NASA's Kepler space telescope, which has been taking a galactic census, just verified a whopping 1,284 new planets—the most ever announced in one go, scientists said on Tuesday. This planetary bounty more than doubles the number of confirmed planets that Kepler has already found, and some of them are thought to be Earthlike.
When scientists seek out other planets where life could exist, they look for rocky, wet, temperate worlds like our own. Of these new planets, almost 550 are small enough that they could be rocky, not inhospitable gas giants like Jupiter. Nine are orbiting in their sun's habitable zone, and so they might have liquid water at the surface.
Altogether, we now know of 21 exoplanets that are relatively small, rocky, and orbiting in the "Goldilocks" zone around their star. It's imaginable that some could host life.
Scientists analyzed data from Kepler's prime mission, which ran from 2009 to 2013—four years it spent gazing unblinkingly at 150,000 stars, watching for tiny dips in light that could indicate a planet had slipped in front of it.
All these "planet candidates" had to be confirmed as real, actual planets—and not just false positives—which is often done through ground-based observation, including radial velocity. Following up on all these planets is time consuming, explained Tim Morton of Princeton University, lead author of the new study, in The Astrophysical Journal.
"It's taken about 15 years of hard work to confirm 200 planets from the ground," he said.
Morton's new method is a way for researchers analyze thousands of signals at once, through an automated technique that assigns each planet candidate a "planethood probability percentage," and performs an automated computation, the first time an automated process like this has been used on such a large scale, to a reliability greater than 99 per cent.
By now, scientists have found about 5,000 possible exoplanets outside our solar system, and more than 3,200 have been verified, according to NASA. The Kepler mission deserves the lion's share of the credit, because 2,325 of these have been found by Kepler.
Kepler/K2 mission manager Charlie Sobeck, who spoke to media on Tuesday, predicts it could keep running for another two years. The K2 mission, which started after Kepler suffered a glitch and had to change courses in 2013, "is ultimately going to be constrained by fuel," he said, predicting it will run out in the summer of 2018.

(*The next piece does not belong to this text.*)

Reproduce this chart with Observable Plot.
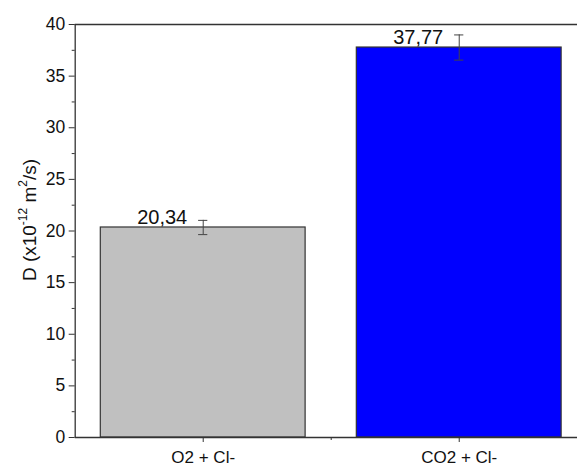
<!DOCTYPE html>
<html>
<head>
<meta charset="utf-8">
<script src="https://cdn.jsdelivr.net/npm/d3@7"></script>
<script src="https://cdn.jsdelivr.net/npm/@observablehq/plot@0.6"></script>
<style>
  html, body { margin: 0; padding: 0; background: white; overflow: hidden; }
</style>
</head>
<body>
<div id="wrap"></div>
<script>
const categories = ["O2 + Cl-", "CO2 + Cl-"];
const values = [20.34, 37.77];
const errors = [0.69, 1.22];
const valueLabels = ["20,34", "37,77"];
const colors = ["#c0c0c0", "#0000ff"];
const yMajorTicks = [0, 5, 10, 15, 20, 25, 30, 35, 40];
const yMinorTicks = [2.5, 7.5, 12.5, 17.5, 22.5, 27.5, 32.5, 37.5];

const data = categories.map((c, i) => ({
  pos: i + 1, cat: c, value: values[i], err: errors[i], label: valueLabels[i], color: colors[i]
}));

const W = 577, H = 466;
const chart = Plot.plot({
  width: W, height: H,
  marginLeft: 74.7, marginRight: 0, marginTop: 24, marginBottom: 29,
  style: { fontFamily: "Liberation Sans, Arial, sans-serif", background: "white", overflow: "hidden" },
  x: { type: "linear", domain: [0.5, 2.462] },
  y: { domain: [0, 40] },
  marks: [
    Plot.rectY(data, { x1: d => d.pos - 0.4, x2: d => d.pos + 0.4, y: "value", fill: "color", stroke: "#333", strokeWidth: 1.2 }),
    Plot.ruleX(data, { x: "pos", y1: d => d.value - d.err, y2: d => d.value + d.err, stroke: "#444", strokeWidth: 1 }),
    Plot.ruleY(data, { y: d => d.value - d.err, x1: d => d.pos - 0.018, x2: d => d.pos + 0.018, stroke: "#444", strokeWidth: 1 }),
    Plot.ruleY(data, { y: d => d.value + d.err, x1: d => d.pos - 0.018, x2: d => d.pos + 0.018, stroke: "#444", strokeWidth: 1 }),
    Plot.text(data, { x: "pos", y: "value", text: "label", dx: -41, dy: -3.5, lineAnchor: "bottom", fontSize: 20, fill: "#111" }),
    Plot.ruleY([0, 40], { stroke: "#333", strokeWidth: 1.3 }),
    Plot.ruleX([0.5], { stroke: "#333", strokeWidth: 1.3 }),
    Plot.axisY({ ticks: yMajorTicks, tickSize: 6, tickPadding: 4, fontSize: 17.5, label: null, stroke: "#333", color: "#111" }),
    Plot.axisY({ ticks: yMinorTicks, tickSize: 3, tickFormat: () => "", label: null, stroke: "#333" }),
    Plot.axisX({ ticks: [1, 2], tickFormat: d => categories[d - 1], tickSize: 5, tickPadding: 8, fontSize: 17, label: null, stroke: "#333", color: "#111" }),
    Plot.axisX({ ticks: [1.5], tickSize: 3, tickFormat: () => "", label: null, stroke: "#333" })
  ]
});

document.getElementById("wrap").appendChild(chart);

// rotated y-axis title with superscripts
const svg = d3.select(chart);
const t = svg.append("text")
  .attr("transform", "translate(31,220) rotate(-90)")
  .attr("text-anchor", "middle")
  .attr("dominant-baseline", "middle")
  .attr("font-size", 19)
  .attr("fill", "#111")
  .attr("font-family", "Liberation Sans, Arial, sans-serif");
t.append("tspan").text("D (x10");
t.append("tspan").attr("font-size", 12).attr("dy", -7).text("-12");
t.append("tspan").attr("dy", 7).text(" m");
t.append("tspan").attr("font-size", 12).attr("dy", -7).text("2");
t.append("tspan").attr("dy", 7).text("/s)");
</script>
</body>
</html>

Other telescopes are planned, like the Transiting Exoplanet Survey Satellite (or TESS), which launches in 2017, as a sort-of follow-up to Kepler: it will also be looking for planets transiting stars. The James Webb Space Telescope, scheduled to launch in 2018, will be able to study the atmospheres of distant planets, something Kepler can't do, which will give scientists an even better idea of whether life could exist on a distant planet.
Kepler has changed the way we understand the galaxy, and our place in it. As little as two decades ago, we didn't know for sure if there were any planets outside our solar system, and now we know that planets orbit practically every star in the sky.
"You're talking about tens of billions of potentially habitable, Earth-size planets out there in the galaxy," said Kepler mission scientist Natalie Batalha. One day, maybe not too long from now, we'll be able "to look up and point to a point of light and say, That star has a living world orbiting it."